* **EXERCISE BRIEF**
Repeat the data below exactly, dropping any pictures it holds.

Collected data
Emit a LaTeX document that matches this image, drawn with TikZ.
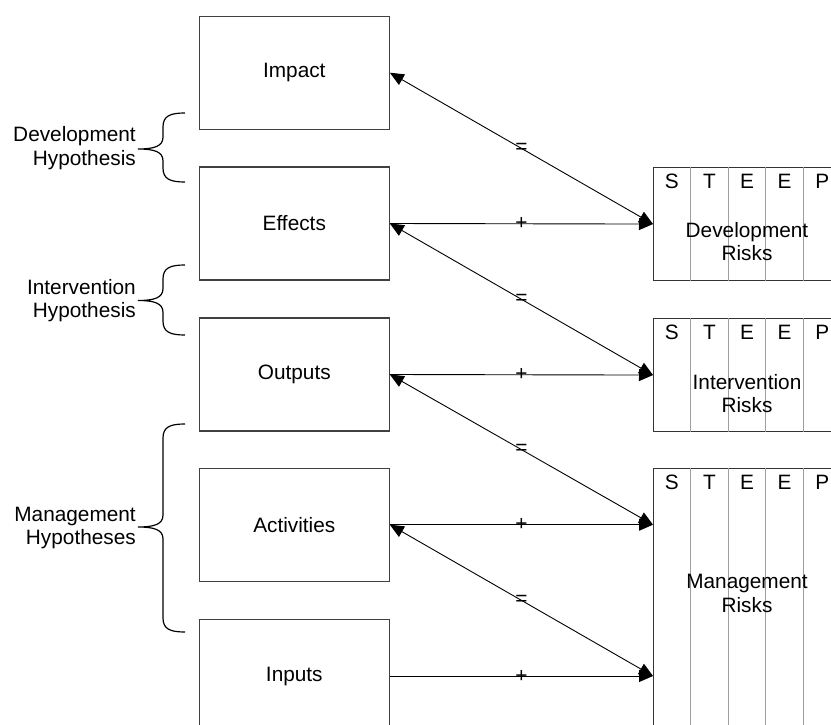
\documentclass[tikz,border=0pt]{standalone}
\usepackage{fontspec}
\setmainfont{Liberation Sans}
\usetikzlibrary{arrows.meta}

\tikzset{
  txt/.style={font=\fontsize{20.8}{23.3}\selectfont, inner sep=0pt},
  lvlbox/.style={txt, draw=black!75, line width=1.1pt,
    minimum width=190pt, minimum height=113pt},
  riskbox/.style={draw=black!80, line width=1.1pt, minimum width=188pt,
    anchor=north west, inner sep=0pt},
  colline/.style={draw=black!38, line width=0.8pt},
  sidelbl/.style={txt, align=right, anchor=east},
  risklbl/.style={txt, align=center},
  conn/.style={draw=black, line width=0.9pt},
  bracestyle/.style={draw=black, line width=1.2pt},
}

% column dividers and S T E E P headings inside a risk box
\newcommand{\steepcols}[1]{%
  \foreach \i in {1,...,4}
    \draw[colline] ([xshift=\i*37.6pt]#1.north west) -- ([xshift=\i*37.6pt]#1.south west);
  \foreach \l [count=\i] in {S,T,E,E,P}
    \node[txt] at ([xshift=(\i-0.5)*37.6pt, yshift=-14pt]#1.north west) {\l};
}

% left curly brace: top, tip and bottom heights
\newcommand{\drawbrace}[3]{%
  \draw[bracestyle] (185,#1) .. controls (170,#1) and (163,#1+3) .. (163,#1+14)
    -- (163,#2-12) .. controls (163,#2-3) and (155,#2) .. (138,#2)
    .. controls (155,#2) and (163,#2+3) .. (163,#2+12)
    -- (163,#3-14) .. controls (163,#3-3) and (170,#3) .. (185,#3);
}

\begin{document}
\begin{tikzpicture}[x=1pt, y=-1pt, >={Triangle[length=14pt,width=12pt]}]
\useasboundingbox (0,0) rectangle (831,725);
\clip (0,0) rectangle (831,725);

% results chain
\node[lvlbox] (impact)     at (294.3,72.7)  {Impact};
\node[lvlbox] (effects)    at (294.3,223.5) {Effects};
\node[lvlbox] (outputs)    at (294.3,374.5) {Outputs};
\node[lvlbox] (activities) at (294.3,524.7) {Activities};
\node[lvlbox] (inputs)     at (294.3,676)   {Inputs};

% risk boxes
\node[riskbox, minimum height=113pt] (devR) at (653,167) {};
\node[riskbox, minimum height=113pt] (intR) at (653,318) {};
\node[riskbox, minimum height=300pt] (mgtR) at (653,468) {};
\steepcols{devR}
\steepcols{intR}
\steepcols{mgtR}
\node[risklbl] (devT) at (747,241.5) {Development\\Risks};
\node[risklbl] (intT) at (747,393.5) {Intervention\\Risks};
\node[risklbl] (mgtT) at (747,593.5) {Management\\Risks};

\coordinate (mA) at (mgtR.west |- activities.east);
\coordinate (mB) at (mgtR.west |- inputs.east);

% connectors
\draw[conn,<->] (impact.east)     -- node[txt]{=} (devR.west);
\draw[conn,->]  (effects.east)    -- node[txt]{+} (devR.west);
\draw[conn,<->] (effects.east)    -- node[txt]{=} (intR.west);
\draw[conn,->]  (outputs.east)    -- node[txt]{+} (intR.west);
\draw[conn,<->] (outputs.east)    -- node[txt]{=} (mA);
\draw[conn,->]  (activities.east) -- node[txt]{+} (mA);
\draw[conn,<->] (activities.east) -- node[txt]{=} (mB);
\draw[conn,->]  (inputs.east)     -- node[txt]{+} (mB);

% hypotheses
\drawbrace{113}{149}{182}
\drawbrace{265}{300.5}{335}
\drawbrace{424}{527}{632}
\node[sidelbl] (devH) at (136,148)   {Development\\Hypothesis};
\node[sidelbl] (intH) at (136,300.5) {Intervention\\Hypothesis};
\node[sidelbl] (mgtH) at (136,528)   {Management\\Hypotheses};
\end{tikzpicture}
\end{document}
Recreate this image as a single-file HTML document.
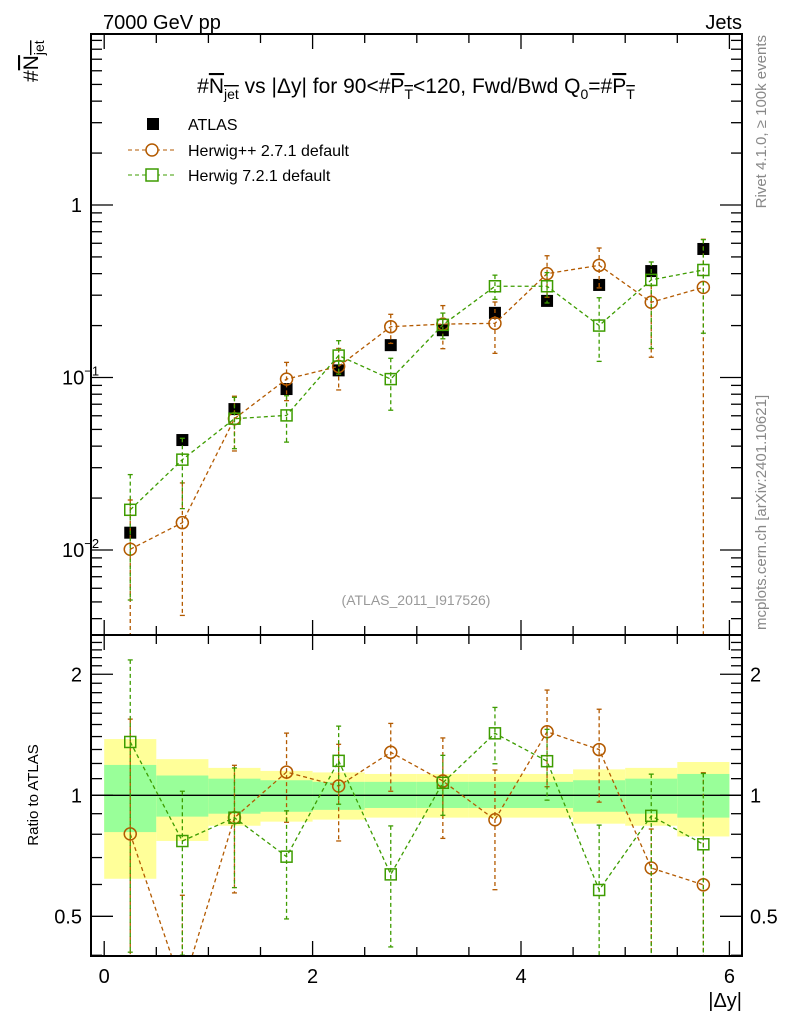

* **ANSWER TO THIS EXERCISE**
Emit a LaTeX document that matches this image, drawn with TikZ.
\documentclass[tikz,border=0pt]{standalone}
\usepackage{fontspec}
\setmainfont{Liberation Sans}
\usetikzlibrary{arrows.meta}

\tikzset{
  txt/.style={font=\fontsize{20.8}{23.3}\selectfont, inner sep=0pt},
  lvlbox/.style={txt, draw=black!75, line width=1.1pt,
    minimum width=190pt, minimum height=113pt},
  riskbox/.style={draw=black!80, line width=1.1pt, minimum width=188pt,
    anchor=north west, inner sep=0pt},
  colline/.style={draw=black!38, line width=0.8pt},
  sidelbl/.style={txt, align=right, anchor=east},
  risklbl/.style={txt, align=center},
  conn/.style={draw=black, line width=0.9pt},
  bracestyle/.style={draw=black, line width=1.2pt},
}

% column dividers and S T E E P headings inside a risk box
\newcommand{\steepcols}[1]{%
  \foreach \i in {1,...,4}
    \draw[colline] ([xshift=\i*37.6pt]#1.north west) -- ([xshift=\i*37.6pt]#1.south west);
  \foreach \l [count=\i] in {S,T,E,E,P}
    \node[txt] at ([xshift=(\i-0.5)*37.6pt, yshift=-14pt]#1.north west) {\l};
}

% left curly brace: top, tip and bottom heights
\newcommand{\drawbrace}[3]{%
  \draw[bracestyle] (185,#1) .. controls (170,#1) and (163,#1+3) .. (163,#1+14)
    -- (163,#2-12) .. controls (163,#2-3) and (155,#2) .. (138,#2)
    .. controls (155,#2) and (163,#2+3) .. (163,#2+12)
    -- (163,#3-14) .. controls (163,#3-3) and (170,#3) .. (185,#3);
}

\begin{document}
\begin{tikzpicture}[x=1pt, y=-1pt, >={Triangle[length=14pt,width=12pt]}]
\useasboundingbox (0,0) rectangle (831,725);
\clip (0,0) rectangle (831,725);

% results chain
\node[lvlbox] (impact)     at (294.3,72.7)  {Impact};
\node[lvlbox] (effects)    at (294.3,223.5) {Effects};
\node[lvlbox] (outputs)    at (294.3,374.5) {Outputs};
\node[lvlbox] (activities) at (294.3,524.7) {Activities};
\node[lvlbox] (inputs)     at (294.3,676)   {Inputs};

% risk boxes
\node[riskbox, minimum height=113pt] (devR) at (653,167) {};
\node[riskbox, minimum height=113pt] (intR) at (653,318) {};
\node[riskbox, minimum height=300pt] (mgtR) at (653,468) {};
\steepcols{devR}
\steepcols{intR}
\steepcols{mgtR}
\node[risklbl] (devT) at (747,241.5) {Development\\Risks};
\node[risklbl] (intT) at (747,393.5) {Intervention\\Risks};
\node[risklbl] (mgtT) at (747,593.5) {Management\\Risks};

\coordinate (mA) at (mgtR.west |- activities.east);
\coordinate (mB) at (mgtR.west |- inputs.east);

% connectors
\draw[conn,<->] (impact.east)     -- node[txt]{=} (devR.west);
\draw[conn,->]  (effects.east)    -- node[txt]{+} (devR.west);
\draw[conn,<->] (effects.east)    -- node[txt]{=} (intR.west);
\draw[conn,->]  (outputs.east)    -- node[txt]{+} (intR.west);
\draw[conn,<->] (outputs.east)    -- node[txt]{=} (mA);
\draw[conn,->]  (activities.east) -- node[txt]{+} (mA);
\draw[conn,<->] (activities.east) -- node[txt]{=} (mB);
\draw[conn,->]  (inputs.east)     -- node[txt]{+} (mB);

% hypotheses
\drawbrace{113}{149}{182}
\drawbrace{265}{300.5}{335}
\drawbrace{424}{527}{632}
\node[sidelbl] (devH) at (136,148)   {Development\\Hypothesis};
\node[sidelbl] (intH) at (136,300.5) {Intervention\\Hypothesis};
\node[sidelbl] (mgtH) at (136,528)   {Management\\Hypotheses};
\end{tikzpicture}
\end{document}
Recreate this image as a single-file HTML document.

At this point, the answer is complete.